Beyond the therapies, an important component of this self-named ‘social wellness club’ is connection – albeit respecting new social distancing rules. Founder Dr Jonathan Leary says: “It’s a place to socialise which is both temptation and toxin-free... by providing healthy substitutions for occasions like happy hour, Sunday brunch or a girls’ night out.”
The beautifully designed lounge and bar offers a convenient space to work or meet friends, while enjoying locally-sourced food and drink. Adjacent is a large room suitable for group activities, such as sound healing, which is also equipped with a projector for meetings. So in all, this new type of ‘third place’ is one that enables you to visit alone or with friends, to enjoy a health-boosting treatment, have some quiet time, perhaps do a little work and sip a kombucha and nibble a healthy snack.
Remedy Place opened in December 2019 and offers a la carte treatments as well as a membership – and it only needs 200 members to break-even. COO Rhyce Lein says they were initially surprised by the amount of business (70 per cent) coming from the a la carte side, but he expects that to even out with membership in the next few months. He adds: “With our opening right before the holiday season, we had no time to launch marketing campaigns and partnerships, it was all just word-of-mouth and press.”
Payroll is well under 20 per cent. That’s a very compelling number
The most popular therapy so far has been the hyperbaric chambers, where air pressure is three times higher than normal, meaning the lungs gather more oxygen to carry through the body.
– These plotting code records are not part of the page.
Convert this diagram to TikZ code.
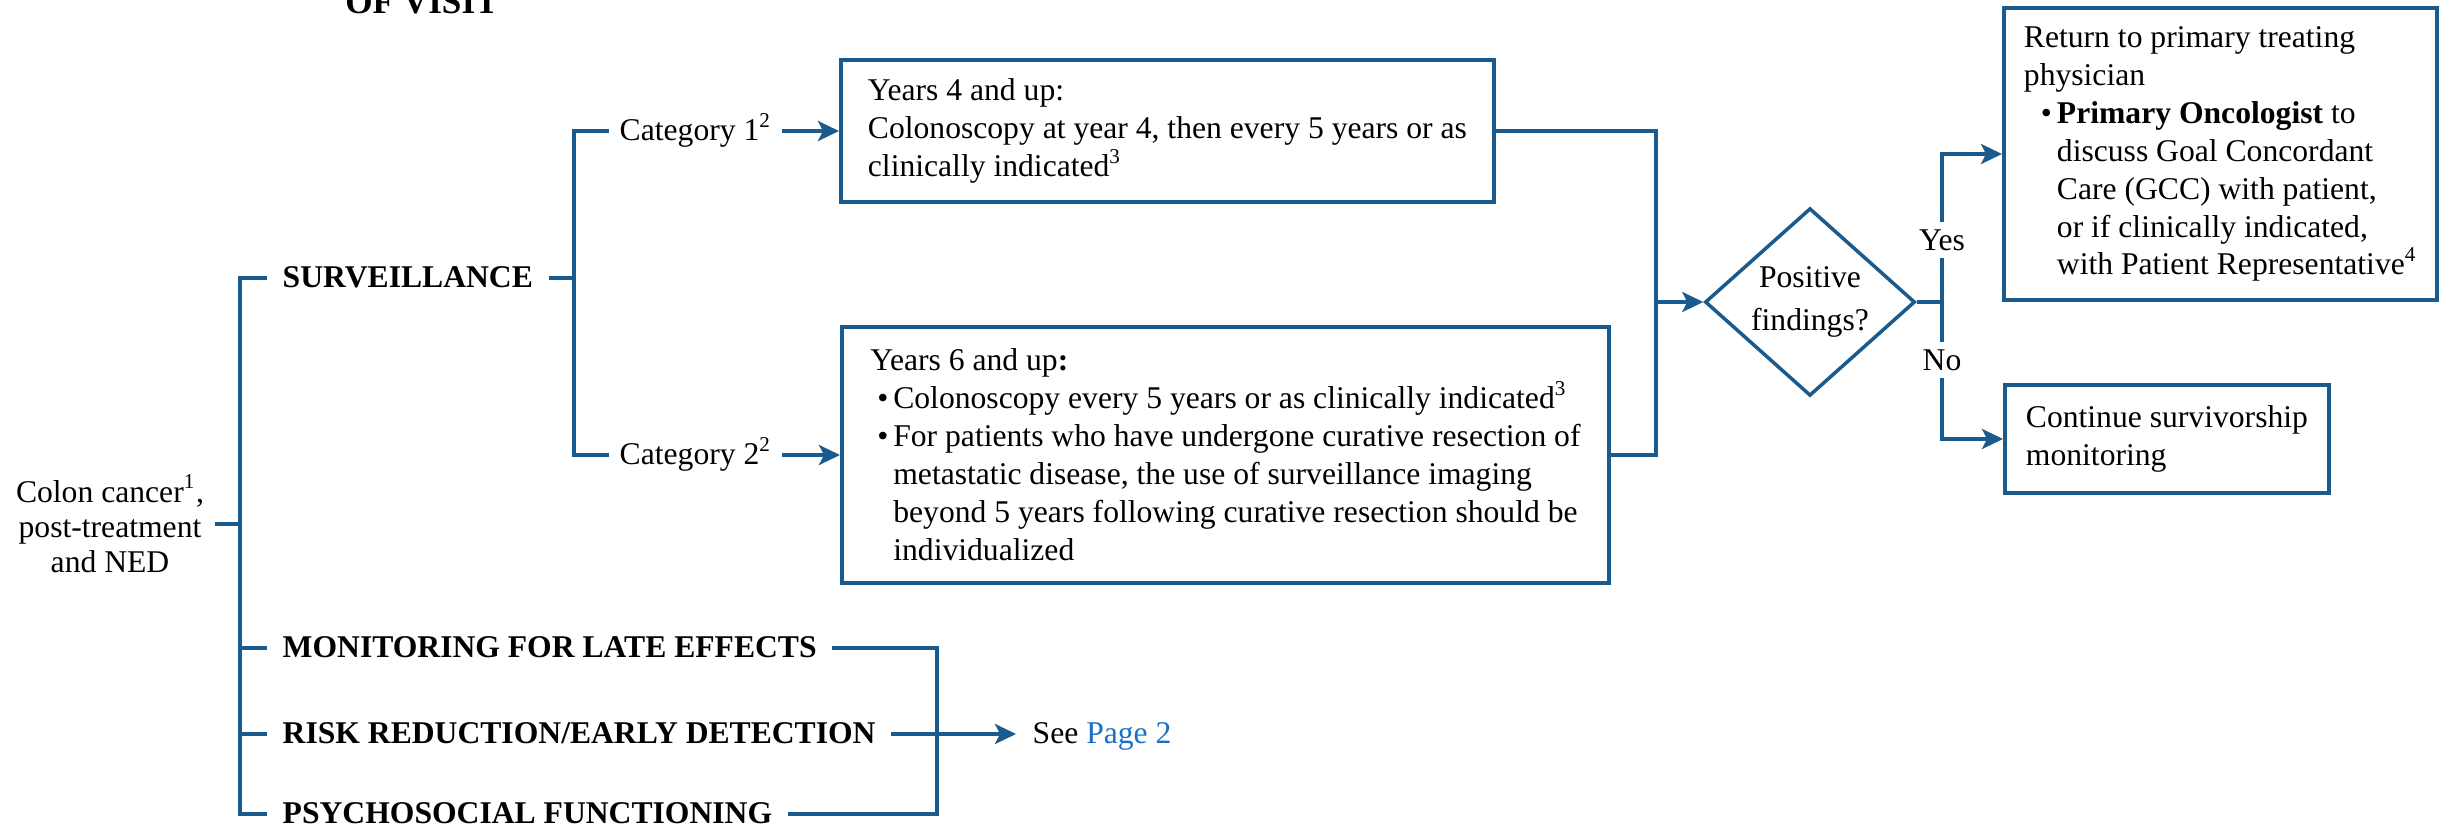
\documentclass[tikz,border=0pt]{standalone}
\usepackage{fontspec}
\setmainfont{Liberation Serif}
\usetikzlibrary{arrows.meta,shapes.geometric}
\definecolor{navy}{HTML}{1B5A8C}
\definecolor{link}{HTML}{1A6FC8}
\newcommand{\bpt}[2][0.07cm]{\hspace*{#1}\makebox[0.16cm][l]{\textbullet}#2}
\newcommand{\bhang}[2][0.23cm]{\hspace*{#1}#2}
\tikzset{
  conn/.style={draw=navy, line width=0.95pt},
  conarr/.style={conn, -{Stealth[length=0.21cm,width=0.2cm,inset=0.05cm]}},
  framebox/.style={draw=navy, line width=1.1pt, align=left, inner xsep=0.2cm, inner ysep=0cm},
  headlab/.style={font=\bfseries, inner xsep=0.15cm, text height=7pt, text depth=1.6pt},
  catlab/.style={inner xsep=0.1cm, text height=7pt, text depth=1.6pt},
  decide/.style={diamond, draw=navy, line width=1pt, inner sep=0pt, minimum width=2.1cm, minimum height=1.82cm, align=center, font=\fontsize{9}{12}\selectfont},
  ynlab/.style={fill=white, inner xsep=0.02cm, inner ysep=0.07cm},
}
\begin{document}
\fontsize{9}{10.8}\selectfont
\begin{tikzpicture}
  \useasboundingbox (0,0) rectangle (24.47,-8.34);
  \node[anchor=base, font=\fontsize{10}{12}\selectfont\bfseries] (visit) at (4.22,-0.13) {OF VISIT};

  % starting point and the four headings
  \node[align=center, font=\fontsize{9}{10}\selectfont, inner xsep=0.1cm] (root) at (1.10,-5.24) {Colon cancer\textsuperscript{1},\\post-treatment\\and NED};
  \coordinate (trunk) at (2.40,-5.24);
  \node[headlab, anchor=west] (surv) at (2.67,-2.78) {SURVEILLANCE};
  \node[headlab, anchor=west] (mon) at (2.67,-6.48) {MONITORING FOR LATE EFFECTS};
  \node[headlab, anchor=west] (risk) at (2.67,-7.34) {RISK REDUCTION/EARLY DETECTION};
  \node[headlab, anchor=west] (psy) at (2.67,-8.14) {PSYCHOSOCIAL FUNCTIONING};
  \draw[conn] (root.east) -- (trunk);
  \draw[conn] (surv.west) -| (trunk) |- (psy.west);
  \draw[conn] (mon.west) -- (mon.west -| trunk);
  \draw[conn] (risk.west) -- (risk.west -| trunk);

  % surveillance categories
  \node[catlab, anchor=west] (cat1) at (6.09,-1.31) {Category 1\textsuperscript{2}};
  \node[catlab, anchor=west] (cat2) at (6.09,-4.55) {Category 2\textsuperscript{2}};
  \coordinate (split) at (5.74,-2.78);
  \draw[conn] (surv.east) -- (split);
  \draw[conn] (cat1.west) -| (split) |- (cat2.west);

  \node[framebox, anchor=west, minimum width=6.53cm, minimum height=1.42cm] (yr4) at (8.39,-1.31)
    {Years 4 and up:\\Colonoscopy at year 4, then every 5 years or as\\clinically indicated\textsuperscript{3}};
  \node[framebox, anchor=west, minimum width=7.67cm, minimum height=2.56cm] (yr6) at (8.40,-4.55)
    {Years 6 and up\textbf{:}\\
     \bpt{Colonoscopy every 5 years or as clinically indicated\textsuperscript{3}}\\
     \bpt{For patients who have undergone curative resection of}\\
     \bhang{metastatic disease, the use of surveillance imaging}\\
     \bhang{beyond 5 years following curative resection should be}\\
     \bhang{individualized}};
  \draw[conarr] (cat1.east) -- (yr4.west);
  \draw[conarr] (cat2.east) -- (yr6.west);

  % decision
  \coordinate (merge) at (16.56,-3.02);
  \draw[conn] (yr4.east) -| (merge) |- (yr6.east);
  \node[decide] (pos) at (18.10,-3.02) {Positive\\findings?};
  \draw[conarr] (merge) -- (pos.west);

  \node[framebox, anchor=west, minimum width=4.30cm, minimum height=2.92cm] (ret) at (20.02,-1.54)
    {Return to primary treating\\physician\\
     \bpt[0.17cm]{\textbf{Primary Oncologist} to}\\
     \bhang[0.33cm]{discuss Goal Concordant}\\
     \bhang[0.33cm]{Care (GCC) with patient,}\\
     \bhang[0.33cm]{or if clinically indicated,}\\
     \bhang[0.33cm]{with Patient Representative\textsuperscript{4}}};
  \node[framebox, anchor=west, minimum width=3.24cm, minimum height=1.08cm] (cont) at (20.03,-4.39)
    {Continue survivorship\\monitoring};
  \coordinate (fork) at (19.42,-3.02);
  \draw[conn] (pos.east) -- (fork);
  \draw[conarr] (fork) |- (ret.west);
  \draw[conarr] (fork) |- (cont.west);
  \node[ynlab] (yes) at (19.42,-2.40) {Yes};
  \node[ynlab] (no) at (19.42,-3.60) {No};

  % remaining headings
  \coordinate (gather) at (9.37,-7.34);
  \draw[conn] (mon.east) -| (gather) |- (psy.east);
  \node[catlab, anchor=west, inner xsep=0.16cm] (see) at (10.16,-7.34) {See \textcolor{link}{Page 2}};
  \draw[conarr] (risk.east) -- (see.west);
\end{tikzpicture}
\end{document}
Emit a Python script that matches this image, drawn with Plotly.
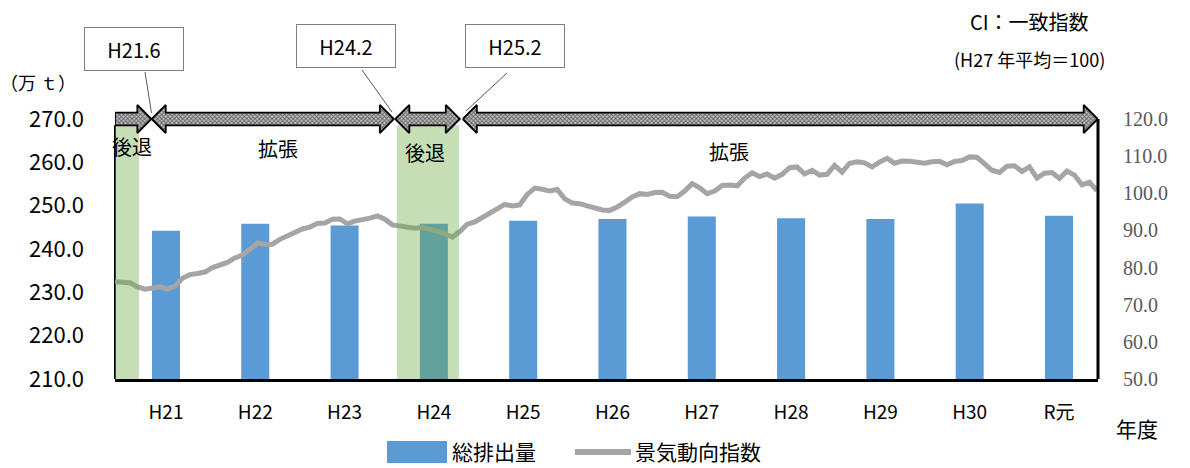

Lein believes these sessions are popular because they’re unique, and consumers have a recognition of their benefits which include strengthening the immune system, speeding up the healing process and encouraging the formation of new collagen and skin cells. A 60-minute session costs US$160 (€135, £122) and clients can bring their laptop or even take calls, or listen to guided meditation if they want to relax.
IV drips offer ‘antidotes’ such as Morning After and Post-Workout, take up to 30 minutes and are priced from US$180 (€152, £137) to US$220 (€186, £168). A la carte prices start at US$45 (€38, £34) for a 10-minute cryotherapy. Monthly membership includes unlimited cryotherapy and classes, an IV drip, hyperbaric session, infrared sauna experience, ice bath class and lymphatic drainage massage, along with additional discounts for US$495 (€419, £378). Membership is month-to-month with no initiation or cancellation fees.
Despite opening just a short time before COVID hit, Remedy Place was still set to break even in its third month. Lein puts this down to the business model which allowed it to open 12 hours a day, seven days a week, with only a staff of nine people. Further, as a result of the pandemic, it’s discovered it can do the same amount of revenue in 8 hours. The initial investment for equipment and buildout, at about US$1.7m (€1.4m, £1.3m), was funded by celebrity clients of Dr Leary, but the operating expenses are modest; Lein states that, apart from founders, payroll is well under 20 per cent. That’s a very compelling number!